- DESCRIPTION OF THE TASK: Reproduce every line in the listing that contains the word "this".

- TASK INPUT:
· · · · ·
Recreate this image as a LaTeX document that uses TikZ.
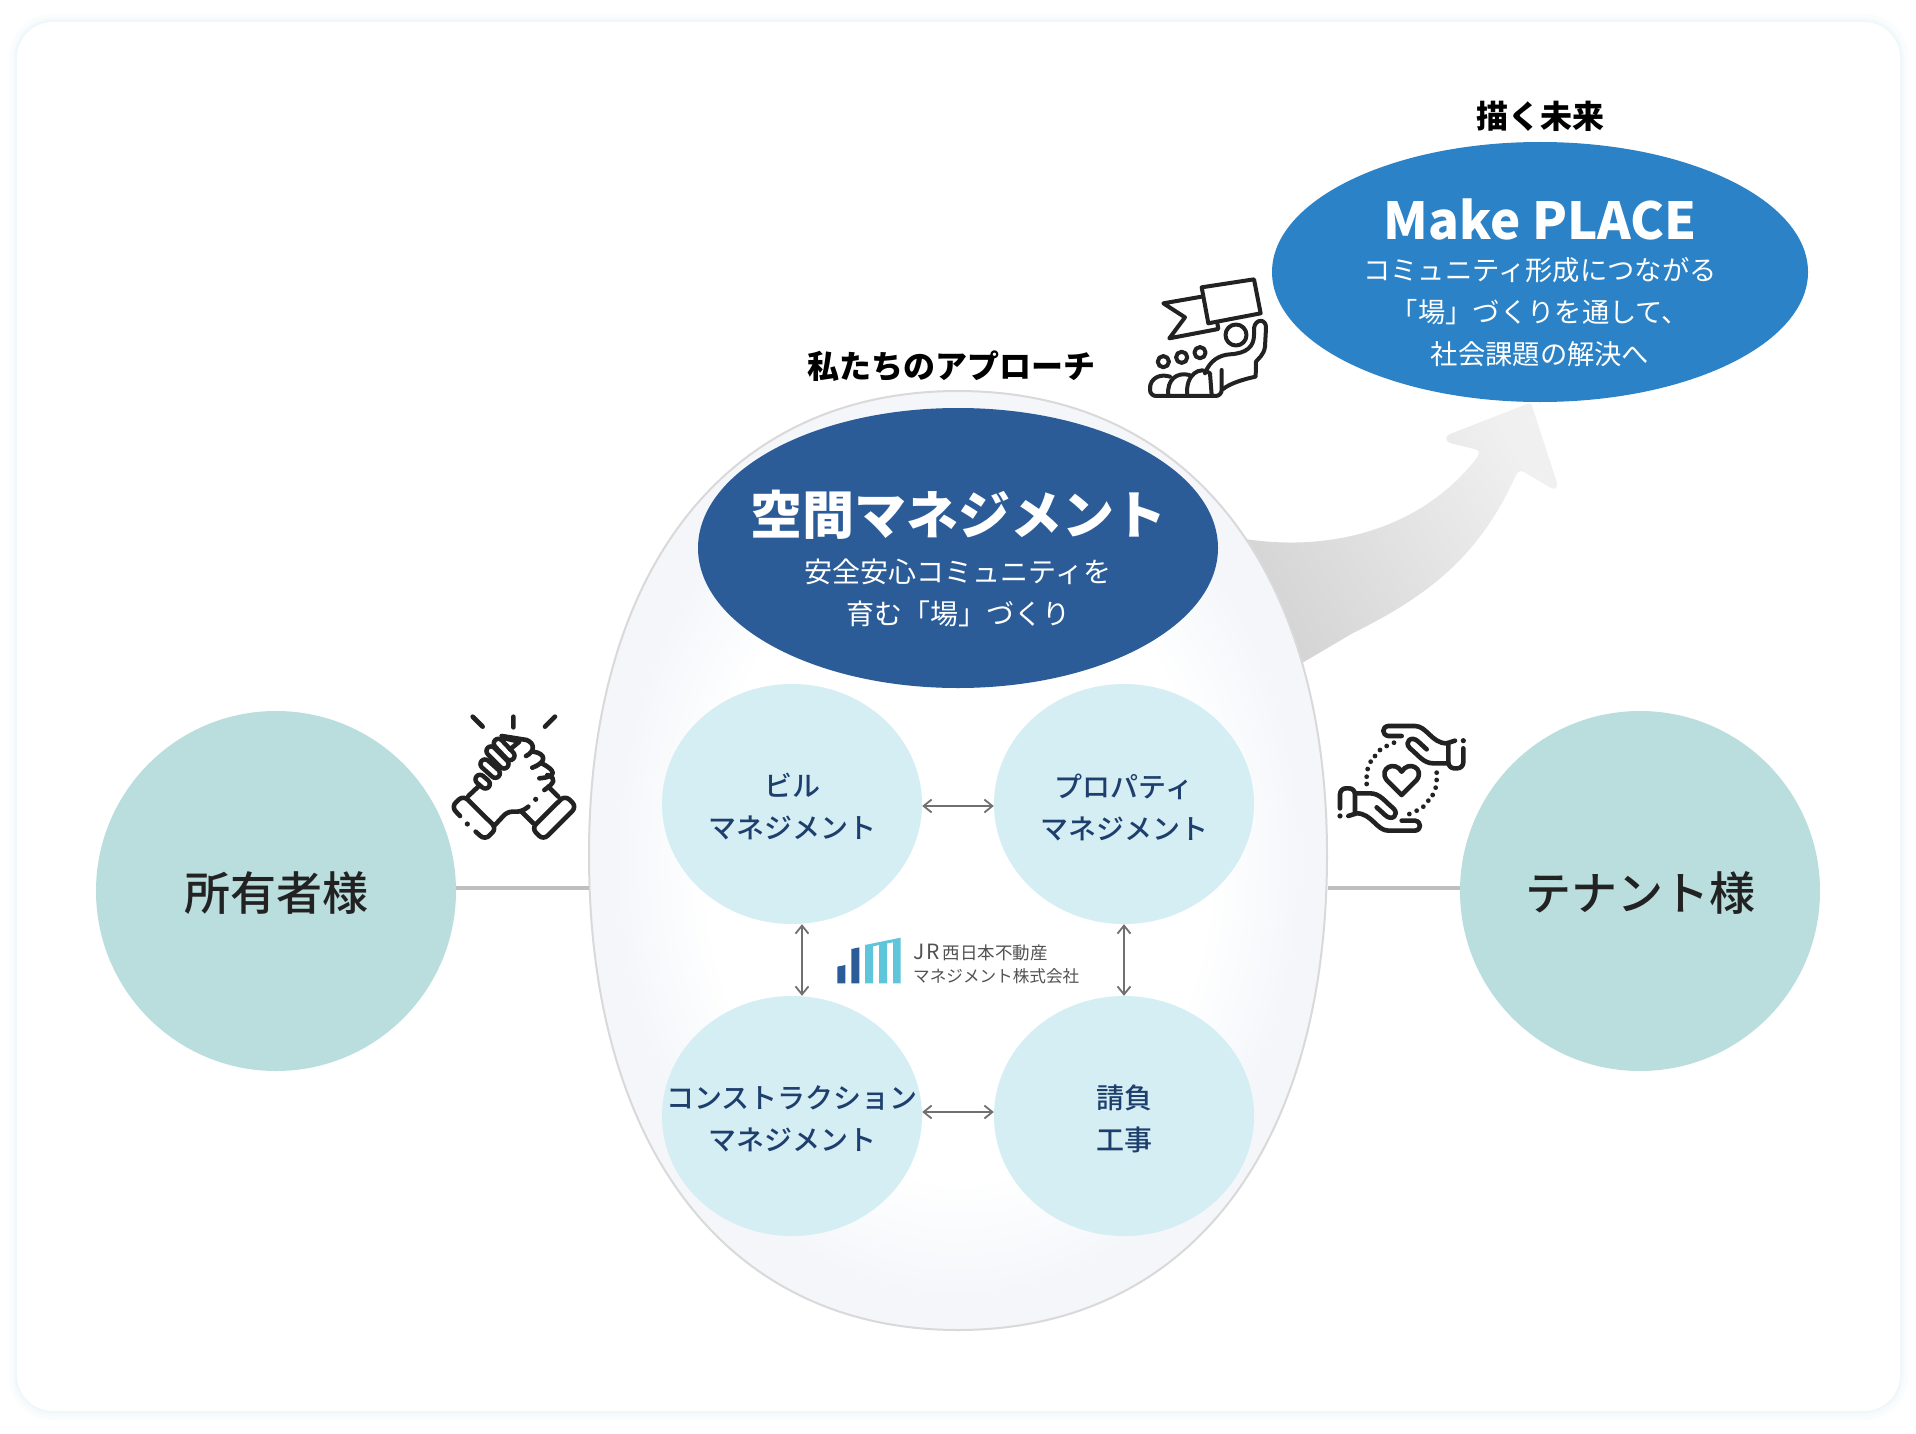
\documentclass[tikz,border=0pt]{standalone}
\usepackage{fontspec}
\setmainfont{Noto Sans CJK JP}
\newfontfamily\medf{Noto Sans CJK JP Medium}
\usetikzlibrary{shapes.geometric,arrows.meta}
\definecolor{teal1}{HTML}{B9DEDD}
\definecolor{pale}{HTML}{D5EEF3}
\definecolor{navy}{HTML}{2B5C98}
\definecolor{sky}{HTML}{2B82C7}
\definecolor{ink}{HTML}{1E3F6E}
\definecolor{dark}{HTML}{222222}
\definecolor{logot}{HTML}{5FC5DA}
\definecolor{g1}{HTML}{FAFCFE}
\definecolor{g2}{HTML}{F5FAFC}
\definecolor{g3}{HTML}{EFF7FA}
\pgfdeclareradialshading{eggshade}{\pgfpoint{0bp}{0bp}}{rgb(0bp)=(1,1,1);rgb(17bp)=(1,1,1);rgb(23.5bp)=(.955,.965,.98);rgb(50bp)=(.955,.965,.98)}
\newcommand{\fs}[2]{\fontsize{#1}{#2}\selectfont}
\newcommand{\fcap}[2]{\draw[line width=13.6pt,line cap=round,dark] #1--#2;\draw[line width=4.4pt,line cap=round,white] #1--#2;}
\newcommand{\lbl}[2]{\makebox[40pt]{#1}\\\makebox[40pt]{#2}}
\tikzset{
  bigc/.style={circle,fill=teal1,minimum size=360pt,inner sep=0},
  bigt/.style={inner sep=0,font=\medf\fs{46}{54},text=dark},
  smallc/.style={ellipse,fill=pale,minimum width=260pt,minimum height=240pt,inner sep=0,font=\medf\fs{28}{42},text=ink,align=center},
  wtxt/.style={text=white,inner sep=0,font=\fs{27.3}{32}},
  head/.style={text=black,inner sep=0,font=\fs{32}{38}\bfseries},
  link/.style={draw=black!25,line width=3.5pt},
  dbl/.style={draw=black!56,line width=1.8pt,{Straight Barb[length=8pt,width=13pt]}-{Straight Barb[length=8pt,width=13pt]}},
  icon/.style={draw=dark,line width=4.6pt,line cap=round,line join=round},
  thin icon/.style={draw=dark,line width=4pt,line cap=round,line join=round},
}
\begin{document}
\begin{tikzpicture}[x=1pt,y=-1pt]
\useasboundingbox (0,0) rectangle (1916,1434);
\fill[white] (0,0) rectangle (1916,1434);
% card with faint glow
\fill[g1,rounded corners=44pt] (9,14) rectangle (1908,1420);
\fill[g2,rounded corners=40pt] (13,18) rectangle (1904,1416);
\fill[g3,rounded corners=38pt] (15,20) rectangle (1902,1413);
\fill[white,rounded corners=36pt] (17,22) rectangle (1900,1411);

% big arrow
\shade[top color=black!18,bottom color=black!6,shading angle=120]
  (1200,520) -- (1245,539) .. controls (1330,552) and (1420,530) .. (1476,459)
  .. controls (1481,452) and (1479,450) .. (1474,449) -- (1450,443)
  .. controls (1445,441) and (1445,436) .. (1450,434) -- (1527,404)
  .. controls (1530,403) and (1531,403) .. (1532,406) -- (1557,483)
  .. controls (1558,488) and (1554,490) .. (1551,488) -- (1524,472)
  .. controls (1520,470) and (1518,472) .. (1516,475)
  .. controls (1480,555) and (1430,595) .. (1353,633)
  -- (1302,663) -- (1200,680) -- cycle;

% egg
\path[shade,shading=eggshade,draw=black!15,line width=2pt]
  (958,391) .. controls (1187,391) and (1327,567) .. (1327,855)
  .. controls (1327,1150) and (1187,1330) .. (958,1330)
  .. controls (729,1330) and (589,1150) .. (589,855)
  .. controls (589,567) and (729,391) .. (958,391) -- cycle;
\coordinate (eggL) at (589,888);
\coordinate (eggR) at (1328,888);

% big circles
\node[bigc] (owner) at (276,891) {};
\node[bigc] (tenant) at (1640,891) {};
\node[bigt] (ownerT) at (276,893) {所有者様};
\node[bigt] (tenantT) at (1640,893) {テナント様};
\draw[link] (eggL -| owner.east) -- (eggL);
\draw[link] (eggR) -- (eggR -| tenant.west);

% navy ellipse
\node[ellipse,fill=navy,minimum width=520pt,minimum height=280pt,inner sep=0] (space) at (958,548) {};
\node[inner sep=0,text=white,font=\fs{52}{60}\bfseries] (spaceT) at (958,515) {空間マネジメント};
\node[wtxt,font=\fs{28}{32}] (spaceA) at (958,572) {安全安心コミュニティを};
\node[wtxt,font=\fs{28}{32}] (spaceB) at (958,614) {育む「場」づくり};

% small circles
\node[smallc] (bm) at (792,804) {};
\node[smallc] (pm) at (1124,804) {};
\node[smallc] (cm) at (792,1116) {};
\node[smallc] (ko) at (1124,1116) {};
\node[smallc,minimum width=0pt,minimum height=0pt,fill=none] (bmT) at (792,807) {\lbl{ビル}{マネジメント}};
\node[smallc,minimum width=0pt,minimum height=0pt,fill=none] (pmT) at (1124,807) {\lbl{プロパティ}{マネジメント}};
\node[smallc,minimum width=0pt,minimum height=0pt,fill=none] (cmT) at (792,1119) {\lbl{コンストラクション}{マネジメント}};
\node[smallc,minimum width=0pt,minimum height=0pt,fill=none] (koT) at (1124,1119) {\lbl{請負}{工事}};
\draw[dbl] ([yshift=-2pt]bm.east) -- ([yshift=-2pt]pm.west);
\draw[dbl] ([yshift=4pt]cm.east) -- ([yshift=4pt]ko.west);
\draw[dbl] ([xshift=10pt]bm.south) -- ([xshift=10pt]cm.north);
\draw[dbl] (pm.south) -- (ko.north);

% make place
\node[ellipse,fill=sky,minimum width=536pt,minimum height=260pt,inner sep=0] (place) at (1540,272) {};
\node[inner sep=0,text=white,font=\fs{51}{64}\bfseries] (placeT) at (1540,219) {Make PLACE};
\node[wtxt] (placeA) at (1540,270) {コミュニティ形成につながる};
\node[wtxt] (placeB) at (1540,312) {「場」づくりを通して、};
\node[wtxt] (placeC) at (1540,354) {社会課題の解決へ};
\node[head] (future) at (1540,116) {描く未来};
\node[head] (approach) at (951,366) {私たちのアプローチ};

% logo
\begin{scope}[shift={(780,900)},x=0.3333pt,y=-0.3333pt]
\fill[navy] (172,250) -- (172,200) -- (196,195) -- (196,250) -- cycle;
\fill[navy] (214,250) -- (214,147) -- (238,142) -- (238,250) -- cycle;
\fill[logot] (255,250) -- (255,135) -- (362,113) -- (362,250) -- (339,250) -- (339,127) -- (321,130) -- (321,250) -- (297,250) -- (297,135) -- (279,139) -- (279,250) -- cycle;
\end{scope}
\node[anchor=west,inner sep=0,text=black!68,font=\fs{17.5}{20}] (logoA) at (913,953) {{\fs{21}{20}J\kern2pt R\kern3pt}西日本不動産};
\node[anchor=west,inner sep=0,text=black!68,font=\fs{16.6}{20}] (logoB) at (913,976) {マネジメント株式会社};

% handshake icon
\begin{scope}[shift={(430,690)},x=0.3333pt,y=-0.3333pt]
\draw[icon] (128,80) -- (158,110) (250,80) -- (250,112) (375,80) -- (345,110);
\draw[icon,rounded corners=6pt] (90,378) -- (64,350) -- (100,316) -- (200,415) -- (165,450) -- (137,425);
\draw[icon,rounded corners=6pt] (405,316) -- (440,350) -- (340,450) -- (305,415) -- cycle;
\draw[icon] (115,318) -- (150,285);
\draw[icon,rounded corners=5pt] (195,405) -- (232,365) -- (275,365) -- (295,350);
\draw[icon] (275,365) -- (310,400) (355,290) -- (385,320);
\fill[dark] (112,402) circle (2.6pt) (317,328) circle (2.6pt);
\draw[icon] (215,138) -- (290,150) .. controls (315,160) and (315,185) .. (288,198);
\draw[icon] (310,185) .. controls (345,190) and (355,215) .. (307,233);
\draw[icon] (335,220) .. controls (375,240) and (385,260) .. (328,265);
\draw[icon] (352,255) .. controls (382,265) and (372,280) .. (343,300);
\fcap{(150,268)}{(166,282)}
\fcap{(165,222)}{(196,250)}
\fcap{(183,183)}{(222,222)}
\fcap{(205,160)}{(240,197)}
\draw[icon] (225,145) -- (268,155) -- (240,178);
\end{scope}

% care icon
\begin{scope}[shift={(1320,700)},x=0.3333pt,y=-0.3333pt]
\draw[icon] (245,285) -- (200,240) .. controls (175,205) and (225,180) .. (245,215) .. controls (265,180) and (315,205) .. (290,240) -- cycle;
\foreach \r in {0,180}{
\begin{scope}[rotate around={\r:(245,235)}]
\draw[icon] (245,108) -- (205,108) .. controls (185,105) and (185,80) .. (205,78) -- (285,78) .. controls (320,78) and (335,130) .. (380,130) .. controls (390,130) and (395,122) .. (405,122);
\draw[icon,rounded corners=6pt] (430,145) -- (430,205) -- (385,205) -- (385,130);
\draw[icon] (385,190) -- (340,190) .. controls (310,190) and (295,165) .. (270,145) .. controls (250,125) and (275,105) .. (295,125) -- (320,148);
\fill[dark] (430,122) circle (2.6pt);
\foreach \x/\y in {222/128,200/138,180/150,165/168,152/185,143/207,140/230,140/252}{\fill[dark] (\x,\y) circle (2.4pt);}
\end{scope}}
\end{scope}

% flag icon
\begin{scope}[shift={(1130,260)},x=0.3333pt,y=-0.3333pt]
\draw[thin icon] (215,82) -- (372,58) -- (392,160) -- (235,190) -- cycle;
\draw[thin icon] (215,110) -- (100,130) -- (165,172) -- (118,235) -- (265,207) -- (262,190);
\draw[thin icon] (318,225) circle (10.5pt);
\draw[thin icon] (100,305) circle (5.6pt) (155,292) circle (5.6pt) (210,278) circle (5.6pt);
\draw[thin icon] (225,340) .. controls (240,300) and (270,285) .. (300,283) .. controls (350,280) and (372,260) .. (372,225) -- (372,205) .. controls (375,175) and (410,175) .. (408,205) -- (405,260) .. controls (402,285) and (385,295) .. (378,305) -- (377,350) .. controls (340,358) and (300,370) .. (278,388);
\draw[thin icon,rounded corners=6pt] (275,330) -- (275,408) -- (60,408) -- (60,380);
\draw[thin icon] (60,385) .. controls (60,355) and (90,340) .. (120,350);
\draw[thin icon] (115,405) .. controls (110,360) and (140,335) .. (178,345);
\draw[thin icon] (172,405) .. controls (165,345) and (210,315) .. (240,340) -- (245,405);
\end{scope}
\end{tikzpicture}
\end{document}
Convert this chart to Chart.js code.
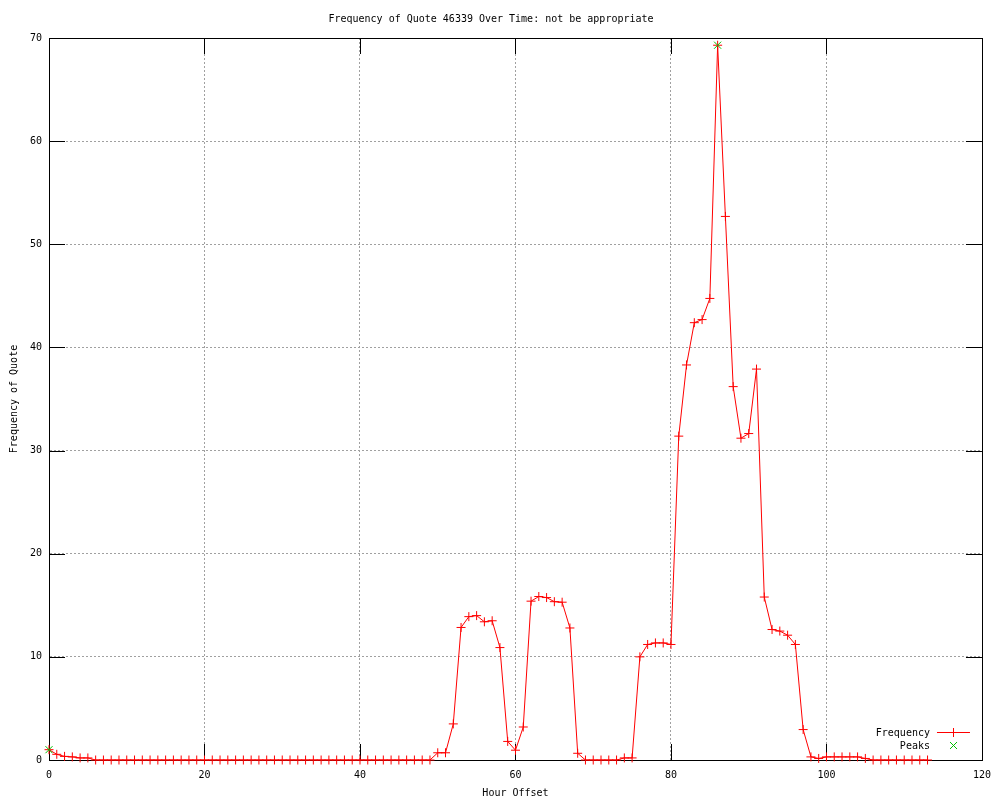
· · · · ·
- OUTPUT OF THE EXERCISE:
Recreate this image as a LaTeX document that uses TikZ.
Convert this chart to Chart.js code.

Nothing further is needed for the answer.